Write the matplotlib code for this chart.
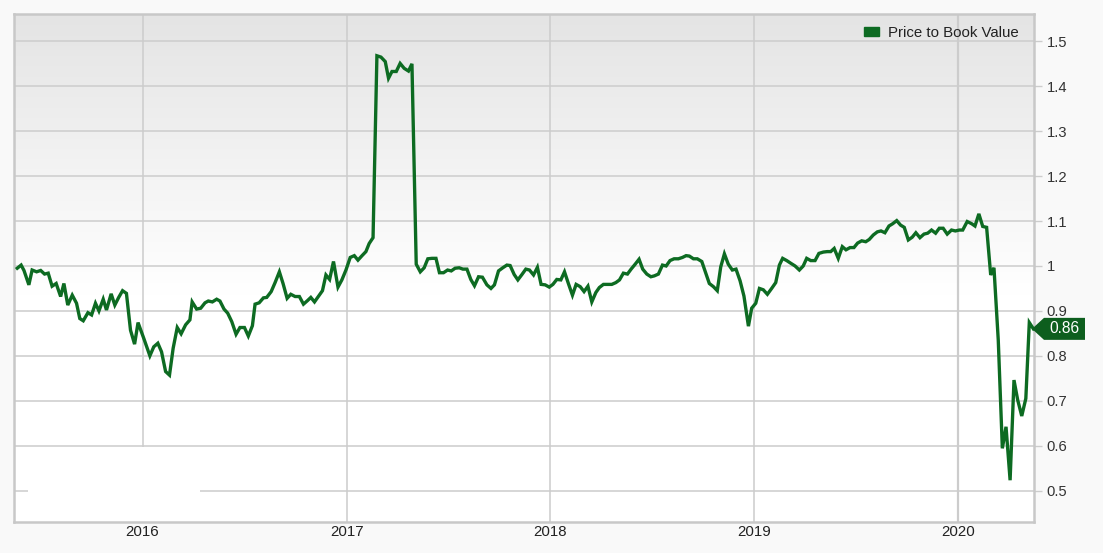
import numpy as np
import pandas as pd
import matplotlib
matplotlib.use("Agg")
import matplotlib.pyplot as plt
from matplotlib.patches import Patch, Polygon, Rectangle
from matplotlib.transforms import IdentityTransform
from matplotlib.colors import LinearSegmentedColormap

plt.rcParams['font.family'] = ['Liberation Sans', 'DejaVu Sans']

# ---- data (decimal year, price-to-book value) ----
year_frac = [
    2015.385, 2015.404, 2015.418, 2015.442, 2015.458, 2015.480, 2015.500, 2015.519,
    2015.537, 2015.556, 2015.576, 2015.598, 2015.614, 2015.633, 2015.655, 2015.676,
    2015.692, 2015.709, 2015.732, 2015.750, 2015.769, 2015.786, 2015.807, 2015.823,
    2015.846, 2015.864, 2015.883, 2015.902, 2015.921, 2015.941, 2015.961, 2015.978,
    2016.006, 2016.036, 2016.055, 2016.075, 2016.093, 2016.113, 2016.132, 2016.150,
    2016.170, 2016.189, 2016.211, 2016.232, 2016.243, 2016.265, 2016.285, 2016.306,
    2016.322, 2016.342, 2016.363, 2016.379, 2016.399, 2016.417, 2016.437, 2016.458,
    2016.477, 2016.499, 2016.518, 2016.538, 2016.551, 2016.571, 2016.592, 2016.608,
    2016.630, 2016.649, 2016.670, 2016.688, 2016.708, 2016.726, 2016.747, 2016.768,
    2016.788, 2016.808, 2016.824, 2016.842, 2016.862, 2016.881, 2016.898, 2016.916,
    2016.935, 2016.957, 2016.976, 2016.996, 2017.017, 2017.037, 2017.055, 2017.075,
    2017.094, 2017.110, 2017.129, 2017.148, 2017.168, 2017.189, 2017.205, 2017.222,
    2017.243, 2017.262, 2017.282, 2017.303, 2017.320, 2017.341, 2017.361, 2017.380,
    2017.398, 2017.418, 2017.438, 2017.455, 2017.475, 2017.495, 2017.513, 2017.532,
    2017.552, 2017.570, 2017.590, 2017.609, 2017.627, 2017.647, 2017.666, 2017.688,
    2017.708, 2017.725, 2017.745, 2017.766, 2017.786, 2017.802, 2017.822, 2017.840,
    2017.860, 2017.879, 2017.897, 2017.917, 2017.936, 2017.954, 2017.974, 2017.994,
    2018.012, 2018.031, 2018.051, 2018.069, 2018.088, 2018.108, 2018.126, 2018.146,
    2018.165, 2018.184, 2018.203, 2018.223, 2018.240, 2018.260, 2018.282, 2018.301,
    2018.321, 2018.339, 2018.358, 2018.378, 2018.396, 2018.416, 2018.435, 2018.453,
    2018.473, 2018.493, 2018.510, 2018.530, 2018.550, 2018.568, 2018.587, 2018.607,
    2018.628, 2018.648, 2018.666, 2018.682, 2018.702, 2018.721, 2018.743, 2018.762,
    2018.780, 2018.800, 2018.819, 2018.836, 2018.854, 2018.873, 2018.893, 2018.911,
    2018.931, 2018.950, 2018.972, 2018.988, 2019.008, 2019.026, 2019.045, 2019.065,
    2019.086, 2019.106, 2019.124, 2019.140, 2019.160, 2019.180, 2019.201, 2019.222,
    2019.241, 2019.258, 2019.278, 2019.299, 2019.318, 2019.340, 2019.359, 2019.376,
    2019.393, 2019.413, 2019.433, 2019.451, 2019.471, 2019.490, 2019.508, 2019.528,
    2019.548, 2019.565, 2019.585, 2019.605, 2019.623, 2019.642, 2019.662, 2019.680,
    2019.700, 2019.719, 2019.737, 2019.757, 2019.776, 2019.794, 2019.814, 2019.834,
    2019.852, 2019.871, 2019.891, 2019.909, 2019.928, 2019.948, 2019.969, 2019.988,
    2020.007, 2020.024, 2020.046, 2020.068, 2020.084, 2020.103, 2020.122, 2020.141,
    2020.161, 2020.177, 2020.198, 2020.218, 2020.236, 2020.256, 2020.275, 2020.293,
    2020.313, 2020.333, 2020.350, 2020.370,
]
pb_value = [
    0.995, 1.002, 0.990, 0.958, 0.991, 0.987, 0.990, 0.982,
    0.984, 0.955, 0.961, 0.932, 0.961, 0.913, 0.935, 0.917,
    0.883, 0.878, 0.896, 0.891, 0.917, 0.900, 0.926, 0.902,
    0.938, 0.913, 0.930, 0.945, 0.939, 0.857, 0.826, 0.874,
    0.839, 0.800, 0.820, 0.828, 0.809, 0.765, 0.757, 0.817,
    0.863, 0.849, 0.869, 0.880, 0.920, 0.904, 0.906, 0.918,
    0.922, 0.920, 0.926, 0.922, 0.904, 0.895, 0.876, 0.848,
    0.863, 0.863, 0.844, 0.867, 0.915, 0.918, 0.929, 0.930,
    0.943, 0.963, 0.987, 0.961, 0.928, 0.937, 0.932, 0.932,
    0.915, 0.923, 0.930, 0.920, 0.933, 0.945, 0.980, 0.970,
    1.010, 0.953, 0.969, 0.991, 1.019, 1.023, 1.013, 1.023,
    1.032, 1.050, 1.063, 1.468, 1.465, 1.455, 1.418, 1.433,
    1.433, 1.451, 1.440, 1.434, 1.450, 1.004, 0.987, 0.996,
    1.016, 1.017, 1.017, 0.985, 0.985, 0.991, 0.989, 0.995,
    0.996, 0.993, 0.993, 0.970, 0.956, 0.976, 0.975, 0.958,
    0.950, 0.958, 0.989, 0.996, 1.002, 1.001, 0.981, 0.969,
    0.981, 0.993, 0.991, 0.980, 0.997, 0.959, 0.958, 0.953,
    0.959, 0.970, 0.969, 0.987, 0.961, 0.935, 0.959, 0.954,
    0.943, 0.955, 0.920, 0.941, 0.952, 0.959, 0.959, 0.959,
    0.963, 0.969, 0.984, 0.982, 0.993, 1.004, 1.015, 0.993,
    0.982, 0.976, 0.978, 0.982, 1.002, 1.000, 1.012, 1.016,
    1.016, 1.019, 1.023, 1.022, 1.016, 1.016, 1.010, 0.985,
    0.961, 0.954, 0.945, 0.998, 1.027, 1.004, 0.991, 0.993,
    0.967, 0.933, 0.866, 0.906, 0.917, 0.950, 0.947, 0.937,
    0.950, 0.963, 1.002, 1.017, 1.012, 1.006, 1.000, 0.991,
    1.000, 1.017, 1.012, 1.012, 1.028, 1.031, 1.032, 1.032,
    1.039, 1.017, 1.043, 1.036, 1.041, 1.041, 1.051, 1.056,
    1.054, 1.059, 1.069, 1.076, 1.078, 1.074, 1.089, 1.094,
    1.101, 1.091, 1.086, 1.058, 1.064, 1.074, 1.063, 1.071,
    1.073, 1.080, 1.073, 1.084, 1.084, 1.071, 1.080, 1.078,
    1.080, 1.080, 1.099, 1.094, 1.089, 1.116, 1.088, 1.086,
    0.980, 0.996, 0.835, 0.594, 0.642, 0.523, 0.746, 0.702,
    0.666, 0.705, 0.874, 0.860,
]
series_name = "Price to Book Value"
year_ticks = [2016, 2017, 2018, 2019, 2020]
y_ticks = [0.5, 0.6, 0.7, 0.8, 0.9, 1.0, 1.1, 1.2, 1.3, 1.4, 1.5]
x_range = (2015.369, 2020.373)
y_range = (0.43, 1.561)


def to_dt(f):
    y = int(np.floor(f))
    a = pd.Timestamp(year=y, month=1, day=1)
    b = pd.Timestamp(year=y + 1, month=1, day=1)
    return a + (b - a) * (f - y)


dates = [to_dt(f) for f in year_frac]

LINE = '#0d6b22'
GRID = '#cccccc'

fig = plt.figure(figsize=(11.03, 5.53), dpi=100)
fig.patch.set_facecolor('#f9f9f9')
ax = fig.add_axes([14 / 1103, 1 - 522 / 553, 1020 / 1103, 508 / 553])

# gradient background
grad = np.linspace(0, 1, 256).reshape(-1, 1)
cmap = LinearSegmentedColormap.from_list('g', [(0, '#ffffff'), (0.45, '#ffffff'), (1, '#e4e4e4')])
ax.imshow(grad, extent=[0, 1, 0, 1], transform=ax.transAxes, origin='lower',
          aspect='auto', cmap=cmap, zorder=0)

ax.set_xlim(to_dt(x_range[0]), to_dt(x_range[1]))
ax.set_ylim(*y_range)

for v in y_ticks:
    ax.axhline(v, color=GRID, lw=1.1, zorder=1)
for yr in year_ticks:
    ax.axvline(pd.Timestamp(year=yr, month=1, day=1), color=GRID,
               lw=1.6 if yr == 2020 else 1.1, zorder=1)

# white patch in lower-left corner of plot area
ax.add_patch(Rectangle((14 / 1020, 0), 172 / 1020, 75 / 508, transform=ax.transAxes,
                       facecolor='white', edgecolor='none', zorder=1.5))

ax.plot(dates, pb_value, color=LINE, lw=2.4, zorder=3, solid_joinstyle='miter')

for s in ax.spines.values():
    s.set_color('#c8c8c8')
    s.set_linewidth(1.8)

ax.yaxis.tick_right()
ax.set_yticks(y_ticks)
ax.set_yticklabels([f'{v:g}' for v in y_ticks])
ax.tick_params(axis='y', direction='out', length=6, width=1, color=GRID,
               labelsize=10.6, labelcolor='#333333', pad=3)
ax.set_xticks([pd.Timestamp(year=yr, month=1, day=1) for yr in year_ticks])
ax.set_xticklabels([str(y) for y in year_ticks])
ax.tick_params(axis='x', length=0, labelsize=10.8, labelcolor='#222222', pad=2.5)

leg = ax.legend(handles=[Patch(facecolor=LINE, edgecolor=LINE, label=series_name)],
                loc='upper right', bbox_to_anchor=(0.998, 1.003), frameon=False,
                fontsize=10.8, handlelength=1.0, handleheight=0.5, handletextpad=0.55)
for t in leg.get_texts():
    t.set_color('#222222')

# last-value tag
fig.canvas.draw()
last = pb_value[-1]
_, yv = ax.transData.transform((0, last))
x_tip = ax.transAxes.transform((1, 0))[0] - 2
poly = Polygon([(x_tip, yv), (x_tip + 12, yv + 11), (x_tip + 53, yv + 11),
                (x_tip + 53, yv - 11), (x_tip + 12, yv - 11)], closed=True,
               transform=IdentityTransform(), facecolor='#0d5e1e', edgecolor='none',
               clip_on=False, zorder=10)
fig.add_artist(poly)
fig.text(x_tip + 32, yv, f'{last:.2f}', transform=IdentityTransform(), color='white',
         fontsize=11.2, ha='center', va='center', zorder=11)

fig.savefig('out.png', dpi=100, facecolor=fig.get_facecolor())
--
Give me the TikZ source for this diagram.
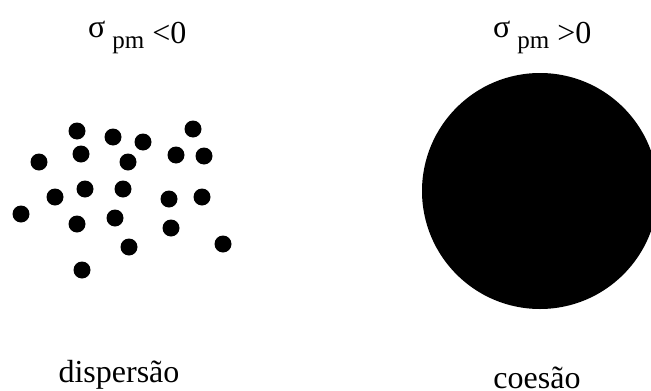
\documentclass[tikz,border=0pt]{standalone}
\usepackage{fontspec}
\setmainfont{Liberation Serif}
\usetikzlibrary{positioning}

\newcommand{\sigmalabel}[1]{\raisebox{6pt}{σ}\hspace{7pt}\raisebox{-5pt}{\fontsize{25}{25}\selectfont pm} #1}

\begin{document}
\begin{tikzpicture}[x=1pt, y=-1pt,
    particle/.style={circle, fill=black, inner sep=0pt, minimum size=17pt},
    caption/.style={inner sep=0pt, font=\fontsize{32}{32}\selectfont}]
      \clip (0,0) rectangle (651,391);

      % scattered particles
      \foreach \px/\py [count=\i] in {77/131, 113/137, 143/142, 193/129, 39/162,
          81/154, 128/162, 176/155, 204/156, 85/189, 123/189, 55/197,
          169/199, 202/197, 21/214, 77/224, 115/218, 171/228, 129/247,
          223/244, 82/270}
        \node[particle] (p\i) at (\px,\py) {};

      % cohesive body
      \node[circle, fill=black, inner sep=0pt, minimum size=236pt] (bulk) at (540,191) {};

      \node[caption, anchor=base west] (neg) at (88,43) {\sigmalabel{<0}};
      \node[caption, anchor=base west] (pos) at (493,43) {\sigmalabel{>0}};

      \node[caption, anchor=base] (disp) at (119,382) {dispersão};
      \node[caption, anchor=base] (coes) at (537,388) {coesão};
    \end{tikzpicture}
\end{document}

#### [What to do]
Your job is to reproduce the lines from the one with "Write the matplotlib code for this chart." through the one with "plt.rcParams['font.family'] = ['Liberation", both kept, exactly as they are. Leave out the pictures.

#### [Output below]
Write the matplotlib code for this chart.
import numpy as np
import pandas as pd
import matplotlib
matplotlib.use("Agg")
import matplotlib.pyplot as plt
from matplotlib.patches import Patch, Polygon, Rectangle
from matplotlib.transforms import IdentityTransform
from matplotlib.colors import LinearSegmentedColormap

plt.rcParams['font.family'] = ['Liberation Sans', 'DejaVu Sans']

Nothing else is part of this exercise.